- **Recorded data**:
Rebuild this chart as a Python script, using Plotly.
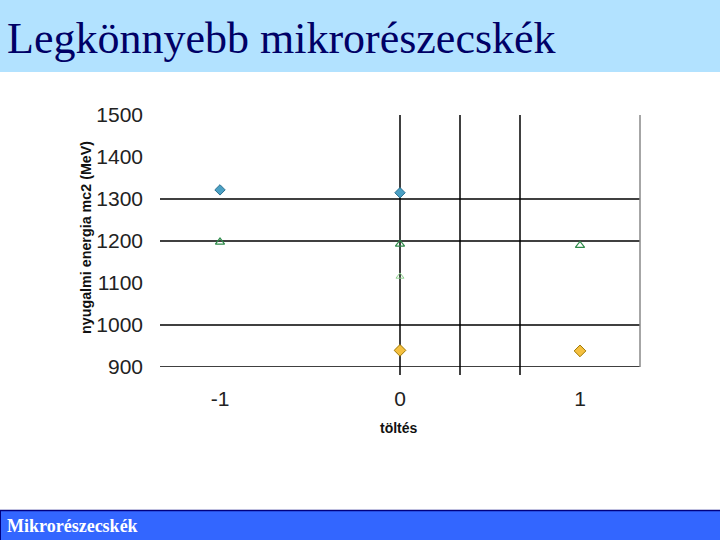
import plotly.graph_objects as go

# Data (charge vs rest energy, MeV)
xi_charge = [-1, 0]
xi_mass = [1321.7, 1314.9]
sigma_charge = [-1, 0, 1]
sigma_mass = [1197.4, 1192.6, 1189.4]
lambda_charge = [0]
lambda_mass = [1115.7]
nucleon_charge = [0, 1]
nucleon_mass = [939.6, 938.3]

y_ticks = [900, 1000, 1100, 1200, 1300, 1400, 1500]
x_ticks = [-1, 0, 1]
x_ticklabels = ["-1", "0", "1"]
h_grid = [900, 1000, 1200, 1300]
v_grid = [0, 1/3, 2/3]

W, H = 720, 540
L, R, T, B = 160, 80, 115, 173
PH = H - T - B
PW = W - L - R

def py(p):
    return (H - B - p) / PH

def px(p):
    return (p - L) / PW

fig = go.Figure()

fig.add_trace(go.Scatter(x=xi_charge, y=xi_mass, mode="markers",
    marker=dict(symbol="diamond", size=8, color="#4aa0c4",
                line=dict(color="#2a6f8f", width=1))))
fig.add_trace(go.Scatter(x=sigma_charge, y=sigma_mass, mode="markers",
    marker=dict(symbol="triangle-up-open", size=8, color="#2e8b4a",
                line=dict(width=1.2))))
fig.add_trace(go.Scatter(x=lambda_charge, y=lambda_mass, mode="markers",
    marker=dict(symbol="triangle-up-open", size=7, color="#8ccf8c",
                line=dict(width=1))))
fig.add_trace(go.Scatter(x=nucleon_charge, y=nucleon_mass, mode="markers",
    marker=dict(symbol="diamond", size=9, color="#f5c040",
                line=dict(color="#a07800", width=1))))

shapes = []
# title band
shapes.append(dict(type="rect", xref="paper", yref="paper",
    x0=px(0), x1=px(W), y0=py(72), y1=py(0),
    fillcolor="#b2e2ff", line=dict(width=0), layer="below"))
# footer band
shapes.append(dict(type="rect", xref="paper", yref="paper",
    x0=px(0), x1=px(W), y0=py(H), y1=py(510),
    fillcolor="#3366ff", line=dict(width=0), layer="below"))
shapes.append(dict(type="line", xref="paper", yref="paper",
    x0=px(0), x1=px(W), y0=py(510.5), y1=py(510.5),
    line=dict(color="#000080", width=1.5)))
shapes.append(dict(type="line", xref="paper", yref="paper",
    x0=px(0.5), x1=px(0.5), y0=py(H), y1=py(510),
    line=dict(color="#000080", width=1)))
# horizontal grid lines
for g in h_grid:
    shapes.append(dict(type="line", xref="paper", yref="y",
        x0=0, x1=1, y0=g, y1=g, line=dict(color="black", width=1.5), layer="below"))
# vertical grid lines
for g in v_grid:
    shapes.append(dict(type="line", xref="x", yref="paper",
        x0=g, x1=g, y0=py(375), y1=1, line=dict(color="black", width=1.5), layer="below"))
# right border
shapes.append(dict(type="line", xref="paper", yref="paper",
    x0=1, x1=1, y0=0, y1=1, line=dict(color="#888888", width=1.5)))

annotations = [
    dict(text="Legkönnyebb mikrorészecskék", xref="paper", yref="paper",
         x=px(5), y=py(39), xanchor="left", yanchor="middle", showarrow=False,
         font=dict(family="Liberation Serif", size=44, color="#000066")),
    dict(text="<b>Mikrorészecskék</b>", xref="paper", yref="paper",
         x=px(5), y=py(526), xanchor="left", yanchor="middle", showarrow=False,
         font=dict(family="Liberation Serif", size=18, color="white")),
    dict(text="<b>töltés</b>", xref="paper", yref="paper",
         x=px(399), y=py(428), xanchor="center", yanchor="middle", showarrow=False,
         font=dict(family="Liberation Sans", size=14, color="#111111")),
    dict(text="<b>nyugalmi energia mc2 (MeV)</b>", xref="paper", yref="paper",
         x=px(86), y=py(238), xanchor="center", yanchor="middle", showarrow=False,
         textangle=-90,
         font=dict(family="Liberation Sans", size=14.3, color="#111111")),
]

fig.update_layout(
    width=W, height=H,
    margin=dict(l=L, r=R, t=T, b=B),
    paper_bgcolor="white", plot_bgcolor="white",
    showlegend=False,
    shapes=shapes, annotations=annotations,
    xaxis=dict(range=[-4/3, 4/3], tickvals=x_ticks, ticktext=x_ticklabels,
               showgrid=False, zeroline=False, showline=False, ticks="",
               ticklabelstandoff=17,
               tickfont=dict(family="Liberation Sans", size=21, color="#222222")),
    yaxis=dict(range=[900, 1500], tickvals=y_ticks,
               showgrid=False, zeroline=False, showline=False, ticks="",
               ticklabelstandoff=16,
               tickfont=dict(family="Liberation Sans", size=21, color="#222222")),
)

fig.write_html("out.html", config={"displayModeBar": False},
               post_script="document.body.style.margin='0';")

---

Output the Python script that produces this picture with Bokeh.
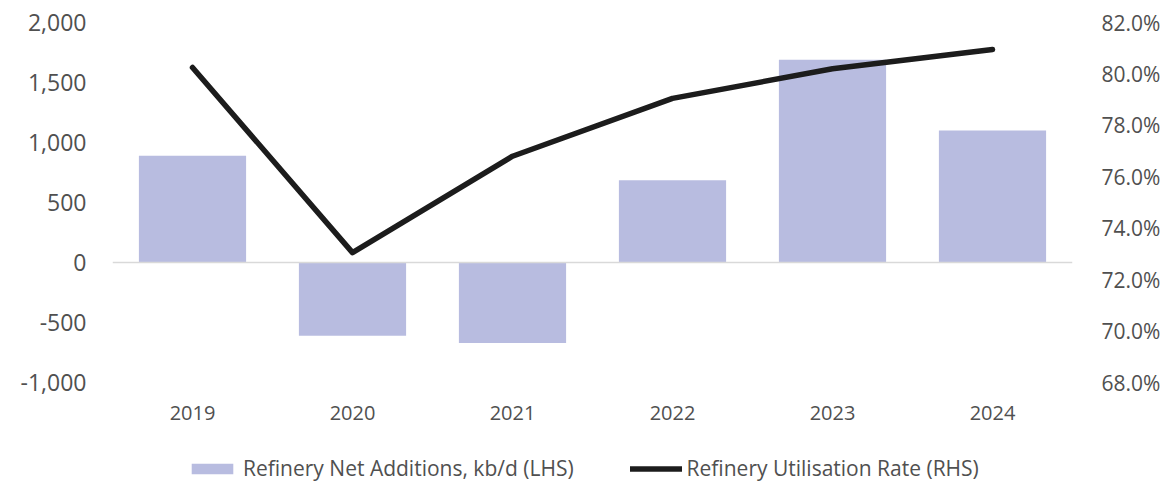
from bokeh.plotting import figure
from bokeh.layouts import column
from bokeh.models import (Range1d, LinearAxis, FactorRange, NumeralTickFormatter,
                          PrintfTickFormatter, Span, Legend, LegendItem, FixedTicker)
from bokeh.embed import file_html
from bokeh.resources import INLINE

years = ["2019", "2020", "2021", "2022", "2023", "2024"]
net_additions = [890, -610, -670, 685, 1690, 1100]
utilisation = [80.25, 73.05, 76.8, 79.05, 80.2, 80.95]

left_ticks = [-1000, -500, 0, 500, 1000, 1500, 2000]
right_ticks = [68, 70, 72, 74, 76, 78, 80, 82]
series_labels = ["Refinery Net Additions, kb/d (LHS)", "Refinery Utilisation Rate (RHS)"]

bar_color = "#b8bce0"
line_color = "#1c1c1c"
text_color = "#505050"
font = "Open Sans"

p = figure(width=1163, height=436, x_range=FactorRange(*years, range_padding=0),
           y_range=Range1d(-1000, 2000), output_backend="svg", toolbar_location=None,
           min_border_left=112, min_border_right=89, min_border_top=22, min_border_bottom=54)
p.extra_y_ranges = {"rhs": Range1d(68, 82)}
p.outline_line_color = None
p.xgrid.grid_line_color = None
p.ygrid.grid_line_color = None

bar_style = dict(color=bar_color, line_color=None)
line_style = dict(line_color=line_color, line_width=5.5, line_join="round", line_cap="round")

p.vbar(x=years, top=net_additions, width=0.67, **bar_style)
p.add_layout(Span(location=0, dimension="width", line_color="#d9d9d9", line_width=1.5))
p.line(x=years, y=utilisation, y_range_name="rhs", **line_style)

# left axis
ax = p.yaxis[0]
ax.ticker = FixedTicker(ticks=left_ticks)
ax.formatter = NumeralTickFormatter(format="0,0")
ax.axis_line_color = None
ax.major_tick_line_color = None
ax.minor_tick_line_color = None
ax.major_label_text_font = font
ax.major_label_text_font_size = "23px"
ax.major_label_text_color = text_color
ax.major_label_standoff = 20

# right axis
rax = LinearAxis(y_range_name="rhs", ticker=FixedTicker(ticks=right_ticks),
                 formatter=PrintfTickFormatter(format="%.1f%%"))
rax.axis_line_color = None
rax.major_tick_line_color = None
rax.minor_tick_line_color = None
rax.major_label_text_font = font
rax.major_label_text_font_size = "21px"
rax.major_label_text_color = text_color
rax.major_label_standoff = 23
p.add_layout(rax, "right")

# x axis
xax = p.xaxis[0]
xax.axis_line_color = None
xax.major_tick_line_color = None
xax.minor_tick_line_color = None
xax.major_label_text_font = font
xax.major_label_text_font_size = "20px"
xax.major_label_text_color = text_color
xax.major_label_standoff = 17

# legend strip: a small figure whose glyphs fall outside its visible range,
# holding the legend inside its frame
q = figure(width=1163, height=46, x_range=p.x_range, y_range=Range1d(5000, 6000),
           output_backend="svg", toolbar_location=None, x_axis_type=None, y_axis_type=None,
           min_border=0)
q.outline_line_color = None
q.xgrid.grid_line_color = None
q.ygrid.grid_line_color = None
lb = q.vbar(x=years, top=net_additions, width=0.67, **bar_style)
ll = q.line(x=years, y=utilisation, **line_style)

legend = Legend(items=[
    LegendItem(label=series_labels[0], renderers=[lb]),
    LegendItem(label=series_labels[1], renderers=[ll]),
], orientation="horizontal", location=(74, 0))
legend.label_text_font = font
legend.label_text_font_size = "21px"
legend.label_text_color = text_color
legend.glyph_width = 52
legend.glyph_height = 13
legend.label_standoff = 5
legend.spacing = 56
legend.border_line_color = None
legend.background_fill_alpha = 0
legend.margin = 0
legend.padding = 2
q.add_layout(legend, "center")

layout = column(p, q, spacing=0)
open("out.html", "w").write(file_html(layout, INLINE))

- **Requirement**: Every line from the one containing "Rebuild this chart" to the one containing "fig = go.Figure()" should be output exactly, both ends included. Nothing else goes in, and no pictures either.

- **Reply**:
Rebuild this chart as a Python script, using Plotly.
import plotly.graph_objects as go

# Data (charge vs rest energy, MeV)
xi_charge = [-1, 0]
xi_mass = [1321.7, 1314.9]
sigma_charge = [-1, 0, 1]
sigma_mass = [1197.4, 1192.6, 1189.4]
lambda_charge = [0]
lambda_mass = [1115.7]
nucleon_charge = [0, 1]
nucleon_mass = [939.6, 938.3]

y_ticks = [900, 1000, 1100, 1200, 1300, 1400, 1500]
x_ticks = [-1, 0, 1]
x_ticklabels = ["-1", "0", "1"]
h_grid = [900, 1000, 1200, 1300]
v_grid = [0, 1/3, 2/3]

W, H = 720, 540
L, R, T, B = 160, 80, 115, 173
PH = H - T - B
PW = W - L - R

def py(p):
    return (H - B - p) / PH

def px(p):
    return (p - L) / PW

fig = go.Figure()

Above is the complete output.